* Begin Recorded data *
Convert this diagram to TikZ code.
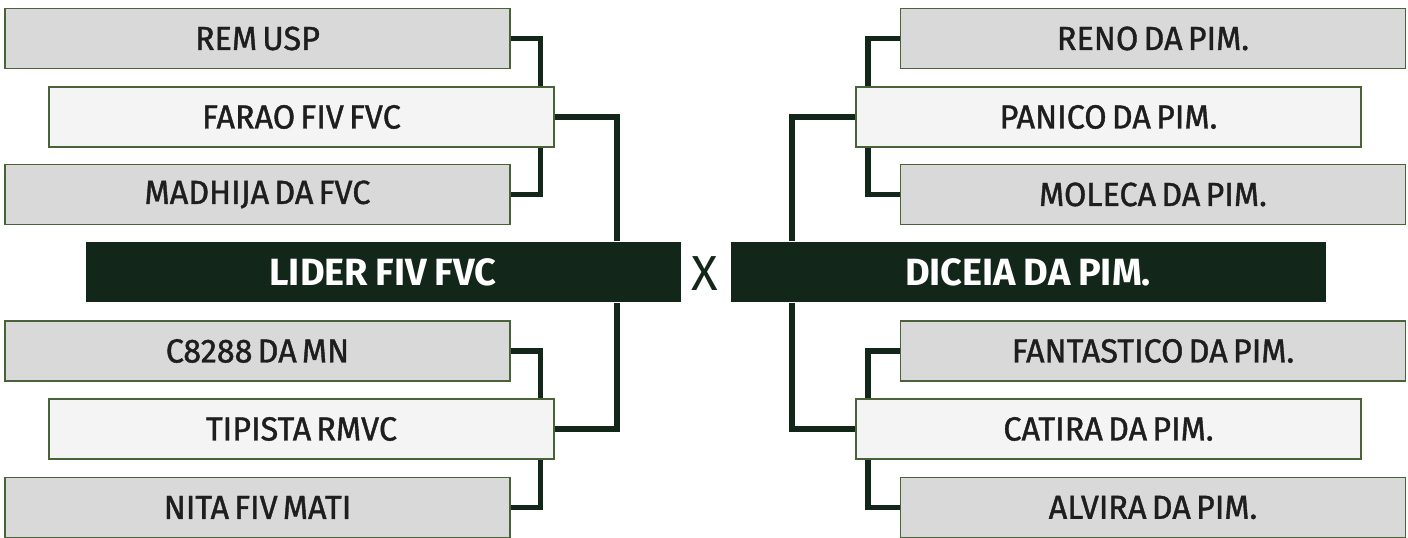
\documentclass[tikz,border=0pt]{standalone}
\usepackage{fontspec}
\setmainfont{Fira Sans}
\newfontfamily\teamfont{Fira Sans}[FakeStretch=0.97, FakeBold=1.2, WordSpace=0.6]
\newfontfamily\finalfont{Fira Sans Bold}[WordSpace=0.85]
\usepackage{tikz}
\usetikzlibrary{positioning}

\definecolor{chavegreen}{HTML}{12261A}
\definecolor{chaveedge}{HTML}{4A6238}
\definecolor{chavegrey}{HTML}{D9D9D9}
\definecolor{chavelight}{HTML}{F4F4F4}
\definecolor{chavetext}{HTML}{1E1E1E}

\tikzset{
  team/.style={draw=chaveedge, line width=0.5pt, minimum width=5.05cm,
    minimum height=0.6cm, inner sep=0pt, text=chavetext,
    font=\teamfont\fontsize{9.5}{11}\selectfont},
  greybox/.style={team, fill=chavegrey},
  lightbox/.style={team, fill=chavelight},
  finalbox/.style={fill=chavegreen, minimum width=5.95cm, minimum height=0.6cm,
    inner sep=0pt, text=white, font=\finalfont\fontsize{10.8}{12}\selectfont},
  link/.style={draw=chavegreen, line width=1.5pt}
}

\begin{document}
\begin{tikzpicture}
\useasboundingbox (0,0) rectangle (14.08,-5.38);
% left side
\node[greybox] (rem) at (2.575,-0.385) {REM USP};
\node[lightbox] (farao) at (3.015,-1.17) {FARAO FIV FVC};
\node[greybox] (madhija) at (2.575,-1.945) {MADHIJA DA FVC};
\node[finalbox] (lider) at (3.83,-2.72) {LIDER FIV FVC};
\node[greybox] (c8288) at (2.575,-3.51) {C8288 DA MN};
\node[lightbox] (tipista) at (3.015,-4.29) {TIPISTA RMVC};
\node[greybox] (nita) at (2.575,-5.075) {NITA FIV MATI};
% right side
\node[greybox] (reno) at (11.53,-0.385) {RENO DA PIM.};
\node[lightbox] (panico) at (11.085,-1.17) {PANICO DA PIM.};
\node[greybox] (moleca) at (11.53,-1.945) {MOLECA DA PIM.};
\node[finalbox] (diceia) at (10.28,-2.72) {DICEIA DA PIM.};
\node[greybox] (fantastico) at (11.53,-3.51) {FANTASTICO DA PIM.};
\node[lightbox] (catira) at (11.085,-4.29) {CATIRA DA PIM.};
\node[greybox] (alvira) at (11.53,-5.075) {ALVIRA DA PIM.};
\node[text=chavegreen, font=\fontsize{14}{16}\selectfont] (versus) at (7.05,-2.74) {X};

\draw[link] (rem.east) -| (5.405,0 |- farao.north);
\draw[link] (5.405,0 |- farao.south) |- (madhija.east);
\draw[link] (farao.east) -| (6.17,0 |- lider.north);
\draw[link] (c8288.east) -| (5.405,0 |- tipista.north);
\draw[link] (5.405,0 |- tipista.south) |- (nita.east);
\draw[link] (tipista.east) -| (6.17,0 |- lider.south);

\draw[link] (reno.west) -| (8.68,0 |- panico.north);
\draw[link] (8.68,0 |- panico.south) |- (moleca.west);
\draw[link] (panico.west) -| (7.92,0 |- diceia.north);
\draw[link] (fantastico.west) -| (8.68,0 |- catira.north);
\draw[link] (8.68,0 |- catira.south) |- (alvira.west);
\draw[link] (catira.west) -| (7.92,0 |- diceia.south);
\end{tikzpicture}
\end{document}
* End Recorded data *
[Set task] Make an exact copy of the data above, pictures excluded.

[Reply]
Convert this diagram to TikZ code.
\documentclass[tikz,border=0pt]{standalone}
\usepackage{fontspec}
\setmainfont{Fira Sans}
\newfontfamily\teamfont{Fira Sans}[FakeStretch=0.97, FakeBold=1.2, WordSpace=0.6]
\newfontfamily\finalfont{Fira Sans Bold}[WordSpace=0.85]
\usepackage{tikz}
\usetikzlibrary{positioning}

\definecolor{chavegreen}{HTML}{12261A}
\definecolor{chaveedge}{HTML}{4A6238}
\definecolor{chavegrey}{HTML}{D9D9D9}
\definecolor{chavelight}{HTML}{F4F4F4}
\definecolor{chavetext}{HTML}{1E1E1E}

\tikzset{
  team/.style={draw=chaveedge, line width=0.5pt, minimum width=5.05cm,
    minimum height=0.6cm, inner sep=0pt, text=chavetext,
    font=\teamfont\fontsize{9.5}{11}\selectfont},
  greybox/.style={team, fill=chavegrey},
  lightbox/.style={team, fill=chavelight},
  finalbox/.style={fill=chavegreen, minimum width=5.95cm, minimum height=0.6cm,
    inner sep=0pt, text=white, font=\finalfont\fontsize{10.8}{12}\selectfont},
  link/.style={draw=chavegreen, line width=1.5pt}
}

\begin{document}
\begin{tikzpicture}
\useasboundingbox (0,0) rectangle (14.08,-5.38);
% left side
\node[greybox] (rem) at (2.575,-0.385) {REM USP};
\node[lightbox] (farao) at (3.015,-1.17) {FARAO FIV FVC};
\node[greybox] (madhija) at (2.575,-1.945) {MADHIJA DA FVC};
\node[finalbox] (lider) at (3.83,-2.72) {LIDER FIV FVC};
\node[greybox] (c8288) at (2.575,-3.51) {C8288 DA MN};
\node[lightbox] (tipista) at (3.015,-4.29) {TIPISTA RMVC};
\node[greybox] (nita) at (2.575,-5.075) {NITA FIV MATI};
% right side
\node[greybox] (reno) at (11.53,-0.385) {RENO DA PIM.};
\node[lightbox] (panico) at (11.085,-1.17) {PANICO DA PIM.};
\node[greybox] (moleca) at (11.53,-1.945) {MOLECA DA PIM.};
\node[finalbox] (diceia) at (10.28,-2.72) {DICEIA DA PIM.};
\node[greybox] (fantastico) at (11.53,-3.51) {FANTASTICO DA PIM.};
\node[lightbox] (catira) at (11.085,-4.29) {CATIRA DA PIM.};
\node[greybox] (alvira) at (11.53,-5.075) {ALVIRA DA PIM.};
\node[text=chavegreen, font=\fontsize{14}{16}\selectfont] (versus) at (7.05,-2.74) {X};

\draw[link] (rem.east) -| (5.405,0 |- farao.north);
\draw[link] (5.405,0 |- farao.south) |- (madhija.east);
\draw[link] (farao.east) -| (6.17,0 |- lider.north);
\draw[link] (c8288.east) -| (5.405,0 |- tipista.north);
\draw[link] (5.405,0 |- tipista.south) |- (nita.east);
\draw[link] (tipista.east) -| (6.17,0 |- lider.south);

\draw[link] (reno.west) -| (8.68,0 |- panico.north);
\draw[link] (8.68,0 |- panico.south) |- (moleca.west);
\draw[link] (panico.west) -| (7.92,0 |- diceia.north);
\draw[link] (fantastico.west) -| (8.68,0 |- catira.north);
\draw[link] (8.68,0 |- catira.south) |- (alvira.west);
\draw[link] (catira.west) -| (7.92,0 |- diceia.south);
\end{tikzpicture}
\end{document}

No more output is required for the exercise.